Satuday's Cooking Extravaganza

After such a depressing week, the only thing to do was to do a bunch of cooking over the weekend.

A quasi-Mexican theme seemed reasonable, so I did: roasted pork, pintos, corn flan, and coleslaw.

I guess I'll do separate posts for each of those.

Saturday, November 06, 2004

Sufferin' Survival Succotash!

I made this on Wednesday night to go along with leftover shepherd's pie. Of course it's got country ham in it. There are no lima beans, because I'm not so big on lima beans.

I had forgotten how good things like this can be.

~ 1 cup frozen peas
~ 1 cup frozen corn
1/2 red pepper, diced
1/2 red onion, diced
3 cloves garlic, minced
1/4 cup cubed country ham
~1/2 cup chicken stock
1-2 Tbs butter
salt, pepper and pimenton to taste

Throw everything except the butter in a pan, cover and bring to a boil. Reduce heat and simmer until the pepper and onion is soft (5-10 minutes). Add the butter and adjust the seasonings.

Thursday, November 04, 2004

Election results comfort food

Jon and Cati came over to receive the bad news...

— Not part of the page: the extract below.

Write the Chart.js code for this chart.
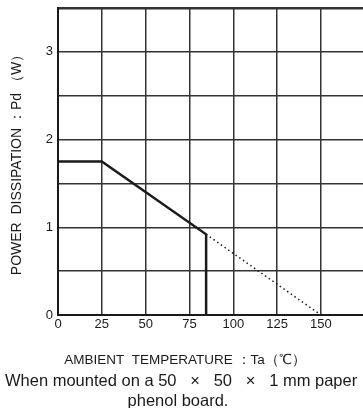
<!DOCTYPE html>
<html>
<head>
<meta charset="utf-8">
<script src="https://cdn.jsdelivr.net/npm/chart.js@4"></script>
<style>
  html, body { margin: 0; padding: 0; background: #fff; }
  #wrap { width: 363px; height: 408px; }
</style>
</head>
<body>
<div id="wrap"><canvas id="chart" width="363" height="408"></canvas></div>
<script>
// derating curve values
const solidX = [0, 25, 84.5, 84.5];
const solidY = [1.75, 1.75, 0.92, 0];
const dottedX = [84.5, 150];
const dottedY = [0.92, 0];

const xTicks = [0, 25, 50, 75, 100, 125, 150];
const yTicks = [0, 0.5, 1, 1.5, 2, 2.5, 3, 3.5];
const yLabels = ["0", "", "1", "", "2", "", "3", ""];

const yTitle = "POWER  DISSIPATION ：Pd （W）";
const noteLines = [
    "AMBIENT  TEMPERATURE ：Ta（℃）",
    "When mounted on a 50   ×   50   ×   1 mm paper",
    "phenol board."
];

const FONT = "'Liberation Sans', Arial, sans-serif";
const INK = "#1a1a1a";

function points(xs, ys) {
    return xs.map((x, i) => ({ x: x, y: ys[i] }));
}

const notes = {
    id: "notes",
    afterDraw(chart) {
        const c = chart.ctx;
        c.save();
        c.fillStyle = INK;
        c.textBaseline = "middle";
        c.font = "13.5px " + FONT;
        c.textAlign = "center";
        c.fillText(noteLines[0], 185, 360);
        c.font = "16.5px " + FONT;
        c.textAlign = "left";
        c.fillText(noteLines[1], 5, 381);
        c.textAlign = "center";
        c.fillText(noteLines[2], 178, 401);
        c.restore();
    }
};

new Chart(document.getElementById("chart").getContext("2d"), {
    type: "scatter",
    data: {
        datasets: [{
            data: points(solidX, solidY),
            showLine: true,
            borderColor: INK,
            borderWidth: 2.5,
            pointRadius: 0,
            tension: 0
        }, {
            data: points(dottedX, dottedY),
            showLine: true,
            borderColor: INK,
            borderWidth: 1.5,
            borderDash: [1.5, 3],
            pointRadius: 0,
            tension: 0
        }]
    },
    options: {
        responsive: false,
        animation: false,
        layout: { padding: { top: 8, right: 0, bottom: 0, left: 0 } },
        plugins: {
            legend: { display: false },
            tooltip: { enabled: false }
        },
        scales: {
            x: {
                type: "linear",
                min: 0,
                max: 174,
                afterBuildTicks: s => { s.ticks = xTicks.map(v => ({ value: v })); },
                afterFit: s => {
                    s.height = 93;
                    s.paddingLeft = 0;
                    s.paddingRight = 0;
                },
                grid: { color: "#333", lineWidth: 1.5, drawTicks: false },
                border: { color: INK, width: 2 },
                ticks: {
                    padding: 2,
                    color: INK,
                    font: { family: FONT, size: 13 },
                    maxRotation: 0,
                    autoSkip: false
                }
            },
            y: {
                min: 0,
                max: 3.5,
                afterBuildTicks: s => { s.ticks = yTicks.map(v => ({ value: v })); },
                afterFit: s => {
                    s.width = 58;
                    s.paddingTop = 0;
                    s.paddingBottom = 0;
                },
                grid: {
                    color: "#333",
                    lineWidth: ctx => (ctx.tick && ctx.tick.value === 3.5 ? 2.5 : 1.5),
                    drawTicks: false
                },
                border: { color: INK, width: 2 },
                ticks: {
                    padding: 5,
                    color: INK,
                    font: { family: FONT, size: 13 },
                    autoSkip: false,
                    callback: (v, i) => yLabels[i]
                },
                title: {
                    display: true,
                    text: yTitle,
                    color: INK,
                    font: { family: FONT, size: 14 },
                    padding: { top: 9, bottom: 0 }
                }
            }
        }
    },
    plugins: [notes]
});
</script>
</body>
</html>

Dinner was: Shepherd's Pie with Sweet Potato Crust (from How to Cook Meat). I deviated a bit from the recipe and used half buffalo and half beef. I also put worcestershire sauce in the compound butter instead of A1 because I didn't want to end up with yet another bottle of sauce in the 'fridge door. It's a safe substitution anyway.

The salad was Bitter Greens with Sour Cream Dressing, from a Bittman column a few months ago. Here's a crappy link I found.

Monday, November 01, 2004

Sunday dinner

Sauteed mushrooms (chantarelles, shitake, and tree oysters, with a bit of dried porcini) served with hard polenta that I topped with mushroom syrup. This is pretty much a repeat of a dish from Sept. 29.


Made this at Jon and Cati's wine tasting thing on Saturday.

1 pint lemon sorbetto
4 Tbs vodka (ice cold)
1 c. cold Prosecco
4 Tbs whipping cream

Mash the sorbetto up in a metal bowl and whisk in the vodka. Whisk in the prosecco and cream, then throw the whole thing back in the freezer for 10-15 minutes to thicken up a bit.

This didn't end up being as thick as the stuff we had in Venice, but that can probably be remedied by cutting back on the prosecco. More experimentation will be required!

addendum to Sunday

Dessert was Bolzano Apple Cake, from a Scott Carsberg recipe in the NYT.

This was really good, but not particularly cakey. I'm not sure if I messed something off or if it's supposed to have a custardy texture. Still, it is delicious.